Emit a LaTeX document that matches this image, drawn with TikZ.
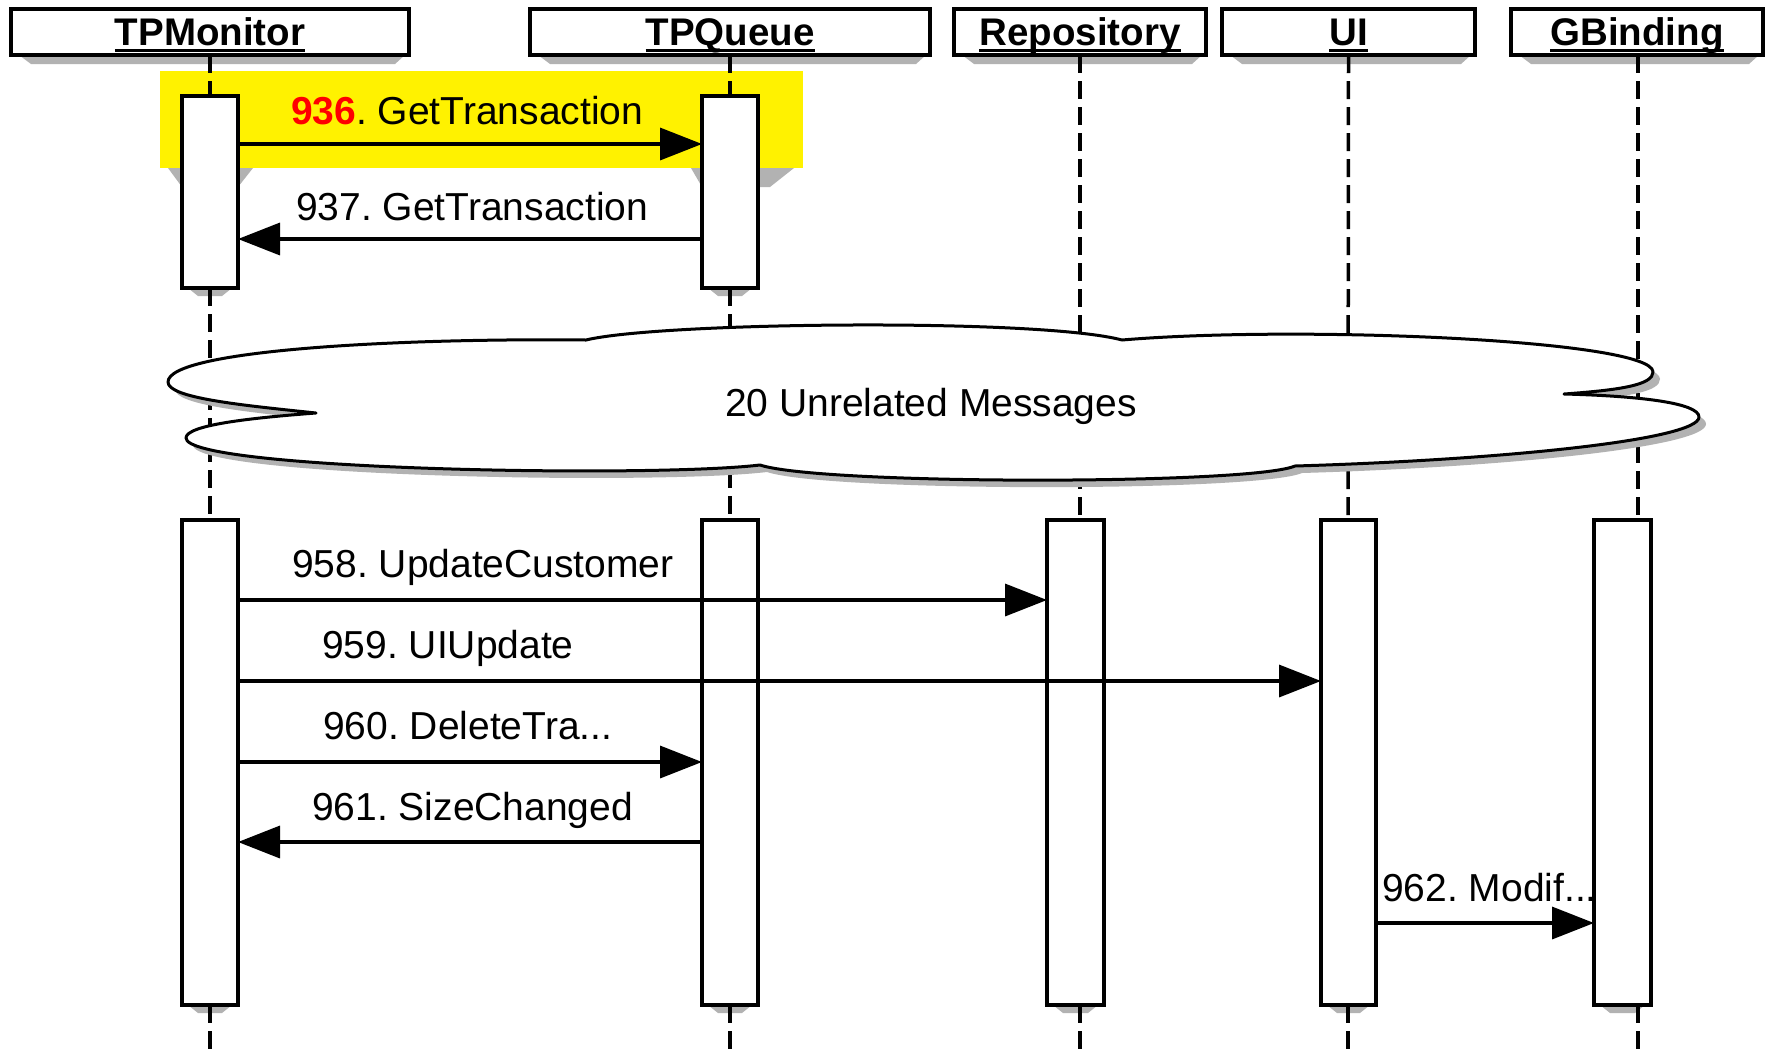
\documentclass[tikz,border=0pt]{standalone}
\usepackage{fontspec}
\setmainfont{Liberation Sans}
\usetikzlibrary{arrows.meta}
\frenchspacing
\newsavebox\hdbox
\newcommand\hdtext[1]{\sbox\hdbox{\bfseries #1}\rlap{\rule[-6pt]{\wd\hdbox}{3pt}}\usebox\hdbox}
\newcommand\mfont{\fontsize{39}{45}\selectfont}
\newcommand\hfont{\fontsize{38.5}{44}\selectfont}
\begin{document}
\begin{tikzpicture}[x=1pt,y=-1pt,
  hdr/.style={draw, line width=3.5pt, fill=white, minimum height=46pt, inner sep=0pt, outer sep=0pt, text height=27pt, text depth=0pt, font=\hfont},
  act/.style={draw, line width=3.5pt, fill=white, inner sep=0pt, outer sep=0pt},
  life/.style={line width=3.5pt, dash pattern=on 18pt off 8pt},
  msg/.style={line width=3.5pt, -{Triangle[length=42pt,width=32pt]}},
  lbl/.style={anchor=base west, inner sep=0pt, font=\mfont},
  shad/.style={fill=gray!60, draw=none}]
\useasboundingbox (0,0) rectangle (1766,1050);
\fill[white] (0,0) rectangle (1766,1050);

% highlight
\fill[yellow] (160,71) rectangle (803,168);
\fill[shad] (168,168) -- (253,168) -- (238,187) -- (182,187) -- cycle;
\fill[shad] (691,168) -- (794,168) -- (770,187) -- (702,187) -- cycle;

% header shadows
\foreach \a/\b in {11/409,530/930,954/1206,1222/1475,1511/1763}{
  \fill[shad] (\a+8,55) -- (\b-4,55) -- (\b-14,64) -- (\a+20,64) -- cycle;}
% activation shadows
\foreach \a/\b in {182/238,702/758}{
  \fill[shad] (\a+6,288) -- (\b-6,288) -- (\b-16,296) -- (\a+16,296) -- cycle;}
\foreach \a/\b in {182/238,702/758,1047/1104,1321/1376,1594/1651}{
  \fill[shad] (\a+6,1005) -- (\b-6,1005) -- (\b-16,1013) -- (\a+16,1013) -- cycle;}

% headers
\node[hdr, minimum width=398pt] (hmon) at (210,32) {\hdtext{TPMonitor}};
\node[hdr, minimum width=400pt] (hque) at (730,32) {\hdtext{TPQueue}};
\node[hdr, minimum width=252pt] (hrep) at (1080,32) {\hdtext{Repository}};
\node[hdr, minimum width=253pt] (hui) at (1348.5,32) {\hdtext{UI}};
\node[hdr, minimum width=252pt] (hgb) at (1637,32) {\hdtext{GBinding}};

\path (210,192) coordinate (cmon1) (730,192) coordinate (cque1);
\coordinate (bmon) at (210,1050);
\coordinate (bque) at (730,1050);
\coordinate (brep) at (1080,1050);
\coordinate (bui) at (1348,1050);
\coordinate (bgb) at (1638,1050);

% lifelines
\draw[life] (hmon.south) -- (210,96);
\draw[life] (hque.south) -- (730,96);
\draw[life] (210,288) -- (210,520);
\draw[life] (730,288) -- (730,520);
\draw[life] (hrep.south) -- (1080,520);
\draw[life] (hui.south) -- (1348,520);
\draw[life] ([xshift=1pt]hgb.south) -- (1638,520);
\draw[life] (210,1005) -- (bmon);
\draw[life] (730,1005) -- (bque);
\draw[life] (1080,1005) -- (brep);
\draw[life] (1348,1005) -- (bui);
\draw[life] (1638,1005) -- (bgb);

% activation boxes
\node[act, minimum width=56pt, minimum height=192pt] (mon1) at (cmon1) {};
\node[act, minimum width=56pt, minimum height=192pt] (que1) at (cque1) {};
\node[act, minimum width=56pt, minimum height=485pt] (mon2) at (210,762.5) {};
\node[act, minimum width=56pt, minimum height=485pt] (que2) at (730,762.5) {};
\node[act, minimum width=57pt, minimum height=485pt] (rep) at (1075.5,762.5) {};
\node[act, minimum width=55pt, minimum height=485pt] (ui) at (1348.5,762.5) {};
\node[act, minimum width=57pt, minimum height=485pt] (gb) at (1622.5,762.5) {};

% cloud
\draw[line width=3pt, fill=white, line join=round,
      preaction={fill=gray!60, transform canvas={shift={(7pt,-7pt)}}}]
  (586,340) .. controls (660,322) and (1040,318) .. (1122,340)
  .. controls (1300,325) and (1653,340) .. (1653,372)
  .. controls (1653,385) and (1620,390) .. (1564,394)
  .. controls (1640,396) and (1699,403) .. (1699,417)
  .. controls (1699,440) and (1500,460) .. (1295,466)
  .. controls (1250,485) and (820,485) .. (760,465)
  .. controls (650,478) and (186,470) .. (186,438)
  .. controls (186,425) and (250,418) .. (316,413)
  .. controls (240,405) and (168,398) .. (168,382)
  .. controls (168,350) and (400,338) .. (586,340) -- cycle;
\node[font=\mfont, anchor=base, inner sep=0pt] (cloudtxt) at (931,416) {20 Unrelated Messages};

% message rows
\coordinate (m936) at (0,144);
\coordinate (m937) at (0,239);
\coordinate (m958) at (0,600);
\coordinate (m959) at (0,681);
\coordinate (m960) at (0,762);
\coordinate (m961) at (0,842);
\coordinate (m962) at (0,923);

\draw[msg] (mon1.east |- m936) -- (que1.west |- m936);
\draw[msg] (que1.west |- m937) -- (mon1.east |- m937);
\draw[msg] (mon2.east |- m958) -- (rep.west |- m958);
\draw[msg] (mon2.east |- m959) -- (ui.west |- m959);
\draw[msg] (mon2.east |- m960) -- (que2.west |- m960);
\draw[msg] (que2.west |- m961) -- (mon2.east |- m961);
\draw[msg] (ui.east |- m962) -- (gb.west |- m962);

% labels
\node[lbl] (l936) at (291,124) {{\color{red}\bfseries 936}. GetTransaction};
\node[lbl] (l937) at (296,220) {937. GetTransaction};
\node[lbl] (l958) at (292,577) {958. UpdateCustomer};
\node[lbl] (l959) at (322,658) {959. UIUpdate};
\node[lbl] (l960) at (323,739) {960. DeleteTra...};
\node[lbl] (l961) at (312,820) {961. SizeChanged};
\node[lbl] (l962) at (1382,901) {962. Modif...};
\end{tikzpicture}
\end{document}
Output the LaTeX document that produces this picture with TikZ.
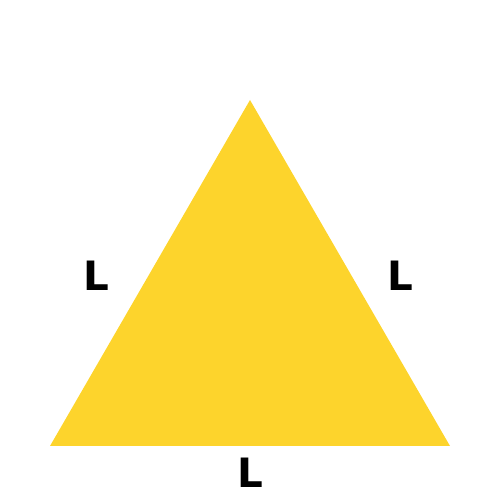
\documentclass[tikz,border=0pt]{standalone}
\usepackage{fontspec}
\setmainfont{DejaVu Sans}
\usepackage{tikz}
\definecolor{triyellow}{HTML}{FDD42C}

\begin{document}
\begin{tikzpicture}[side/.style = {font=\bfseries\fontsize{23}{28}\selectfont, inner sep=0pt}, x=1cm, y=1cm]
        \useasboundingbox (0,0) rectangle (10,10);
        \coordinate (top) at (5,8);
        \coordinate (left) at (1,1.08);
        \coordinate (right) at (9,1.08);
        \fill[triyellow] (top) -- (left) -- (right) -- cycle;
        \node[side] (lside) at (1.92,4.48) {L};
        \node[side] (rside) at (8,4.48) {L};
        \node[side] (bside) at (5,0.54) {L};
      \end{tikzpicture}
\end{document}
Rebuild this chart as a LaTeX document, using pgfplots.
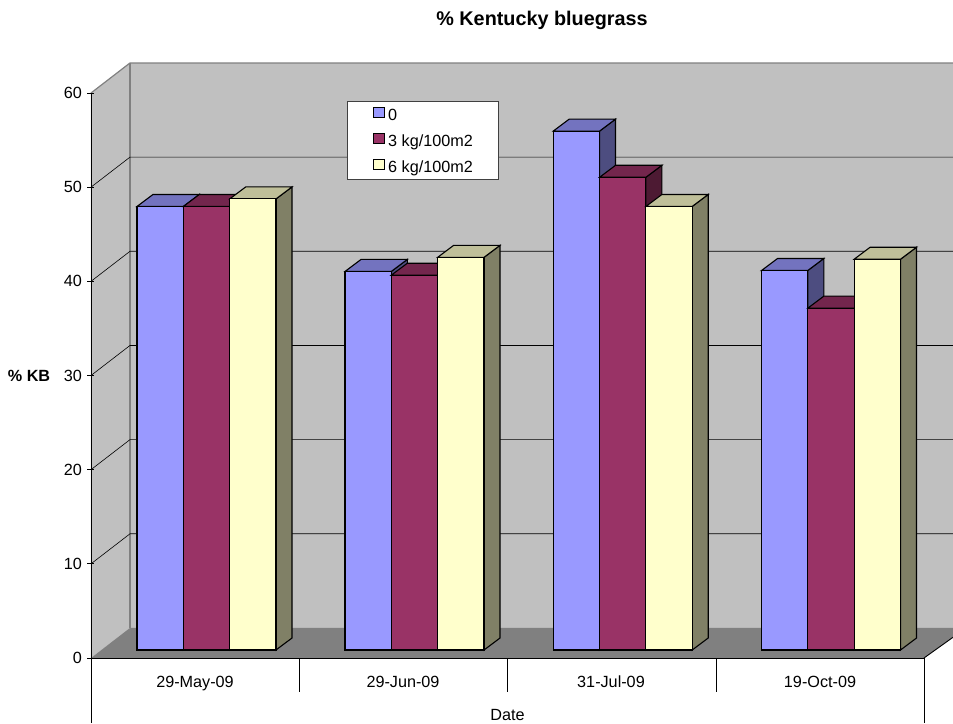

_Stated task:_
Except for the pictures, print the data above exactly.

_Expected output:_
Emit a LaTeX document that matches this image, drawn with TikZ.
\documentclass[tikz,border=0pt]{standalone}
\usepackage{fontspec}
\setmainfont{Liberation Sans}
\usetikzlibrary{arrows.meta}
\frenchspacing
\newsavebox\hdbox
\newcommand\hdtext[1]{\sbox\hdbox{\bfseries #1}\rlap{\rule[-6pt]{\wd\hdbox}{3pt}}\usebox\hdbox}
\newcommand\mfont{\fontsize{39}{45}\selectfont}
\newcommand\hfont{\fontsize{38.5}{44}\selectfont}
\begin{document}
\begin{tikzpicture}[x=1pt,y=-1pt,
  hdr/.style={draw, line width=3.5pt, fill=white, minimum height=46pt, inner sep=0pt, outer sep=0pt, text height=27pt, text depth=0pt, font=\hfont},
  act/.style={draw, line width=3.5pt, fill=white, inner sep=0pt, outer sep=0pt},
  life/.style={line width=3.5pt, dash pattern=on 18pt off 8pt},
  msg/.style={line width=3.5pt, -{Triangle[length=42pt,width=32pt]}},
  lbl/.style={anchor=base west, inner sep=0pt, font=\mfont},
  shad/.style={fill=gray!60, draw=none}]
\useasboundingbox (0,0) rectangle (1766,1050);
\fill[white] (0,0) rectangle (1766,1050);

% highlight
\fill[yellow] (160,71) rectangle (803,168);
\fill[shad] (168,168) -- (253,168) -- (238,187) -- (182,187) -- cycle;
\fill[shad] (691,168) -- (794,168) -- (770,187) -- (702,187) -- cycle;

% header shadows
\foreach \a/\b in {11/409,530/930,954/1206,1222/1475,1511/1763}{
  \fill[shad] (\a+8,55) -- (\b-4,55) -- (\b-14,64) -- (\a+20,64) -- cycle;}
% activation shadows
\foreach \a/\b in {182/238,702/758}{
  \fill[shad] (\a+6,288) -- (\b-6,288) -- (\b-16,296) -- (\a+16,296) -- cycle;}
\foreach \a/\b in {182/238,702/758,1047/1104,1321/1376,1594/1651}{
  \fill[shad] (\a+6,1005) -- (\b-6,1005) -- (\b-16,1013) -- (\a+16,1013) -- cycle;}

% headers
\node[hdr, minimum width=398pt] (hmon) at (210,32) {\hdtext{TPMonitor}};
\node[hdr, minimum width=400pt] (hque) at (730,32) {\hdtext{TPQueue}};
\node[hdr, minimum width=252pt] (hrep) at (1080,32) {\hdtext{Repository}};
\node[hdr, minimum width=253pt] (hui) at (1348.5,32) {\hdtext{UI}};
\node[hdr, minimum width=252pt] (hgb) at (1637,32) {\hdtext{GBinding}};

\path (210,192) coordinate (cmon1) (730,192) coordinate (cque1);
\coordinate (bmon) at (210,1050);
\coordinate (bque) at (730,1050);
\coordinate (brep) at (1080,1050);
\coordinate (bui) at (1348,1050);
\coordinate (bgb) at (1638,1050);

% lifelines
\draw[life] (hmon.south) -- (210,96);
\draw[life] (hque.south) -- (730,96);
\draw[life] (210,288) -- (210,520);
\draw[life] (730,288) -- (730,520);
\draw[life] (hrep.south) -- (1080,520);
\draw[life] (hui.south) -- (1348,520);
\draw[life] ([xshift=1pt]hgb.south) -- (1638,520);
\draw[life] (210,1005) -- (bmon);
\draw[life] (730,1005) -- (bque);
\draw[life] (1080,1005) -- (brep);
\draw[life] (1348,1005) -- (bui);
\draw[life] (1638,1005) -- (bgb);

% activation boxes
\node[act, minimum width=56pt, minimum height=192pt] (mon1) at (cmon1) {};
\node[act, minimum width=56pt, minimum height=192pt] (que1) at (cque1) {};
\node[act, minimum width=56pt, minimum height=485pt] (mon2) at (210,762.5) {};
\node[act, minimum width=56pt, minimum height=485pt] (que2) at (730,762.5) {};
\node[act, minimum width=57pt, minimum height=485pt] (rep) at (1075.5,762.5) {};
\node[act, minimum width=55pt, minimum height=485pt] (ui) at (1348.5,762.5) {};
\node[act, minimum width=57pt, minimum height=485pt] (gb) at (1622.5,762.5) {};

% cloud
\draw[line width=3pt, fill=white, line join=round,
      preaction={fill=gray!60, transform canvas={shift={(7pt,-7pt)}}}]
  (586,340) .. controls (660,322) and (1040,318) .. (1122,340)
  .. controls (1300,325) and (1653,340) .. (1653,372)
  .. controls (1653,385) and (1620,390) .. (1564,394)
  .. controls (1640,396) and (1699,403) .. (1699,417)
  .. controls (1699,440) and (1500,460) .. (1295,466)
  .. controls (1250,485) and (820,485) .. (760,465)
  .. controls (650,478) and (186,470) .. (186,438)
  .. controls (186,425) and (250,418) .. (316,413)
  .. controls (240,405) and (168,398) .. (168,382)
  .. controls (168,350) and (400,338) .. (586,340) -- cycle;
\node[font=\mfont, anchor=base, inner sep=0pt] (cloudtxt) at (931,416) {20 Unrelated Messages};

% message rows
\coordinate (m936) at (0,144);
\coordinate (m937) at (0,239);
\coordinate (m958) at (0,600);
\coordinate (m959) at (0,681);
\coordinate (m960) at (0,762);
\coordinate (m961) at (0,842);
\coordinate (m962) at (0,923);

\draw[msg] (mon1.east |- m936) -- (que1.west |- m936);
\draw[msg] (que1.west |- m937) -- (mon1.east |- m937);
\draw[msg] (mon2.east |- m958) -- (rep.west |- m958);
\draw[msg] (mon2.east |- m959) -- (ui.west |- m959);
\draw[msg] (mon2.east |- m960) -- (que2.west |- m960);
\draw[msg] (que2.west |- m961) -- (mon2.east |- m961);
\draw[msg] (ui.east |- m962) -- (gb.west |- m962);

% labels
\node[lbl] (l936) at (291,124) {{\color{red}\bfseries 936}. GetTransaction};
\node[lbl] (l937) at (296,220) {937. GetTransaction};
\node[lbl] (l958) at (292,577) {958. UpdateCustomer};
\node[lbl] (l959) at (322,658) {959. UIUpdate};
\node[lbl] (l960) at (323,739) {960. DeleteTra...};
\node[lbl] (l961) at (312,820) {961. SizeChanged};
\node[lbl] (l962) at (1382,901) {962. Modif...};
\end{tikzpicture}
\end{document}
Output the LaTeX document that produces this picture with TikZ.
\documentclass[tikz,border=0pt]{standalone}
\usepackage{fontspec}
\setmainfont{DejaVu Sans}
\usepackage{tikz}
\definecolor{triyellow}{HTML}{FDD42C}

\begin{document}
\begin{tikzpicture}[side/.style = {font=\bfseries\fontsize{23}{28}\selectfont, inner sep=0pt}, x=1cm, y=1cm]
        \useasboundingbox (0,0) rectangle (10,10);
        \coordinate (top) at (5,8);
        \coordinate (left) at (1,1.08);
        \coordinate (right) at (9,1.08);
        \fill[triyellow] (top) -- (left) -- (right) -- cycle;
        \node[side] (lside) at (1.92,4.48) {L};
        \node[side] (rside) at (8,4.48) {L};
        \node[side] (bside) at (5,0.54) {L};
      \end{tikzpicture}
\end{document}
Rebuild this chart as a LaTeX document, using pgfplots.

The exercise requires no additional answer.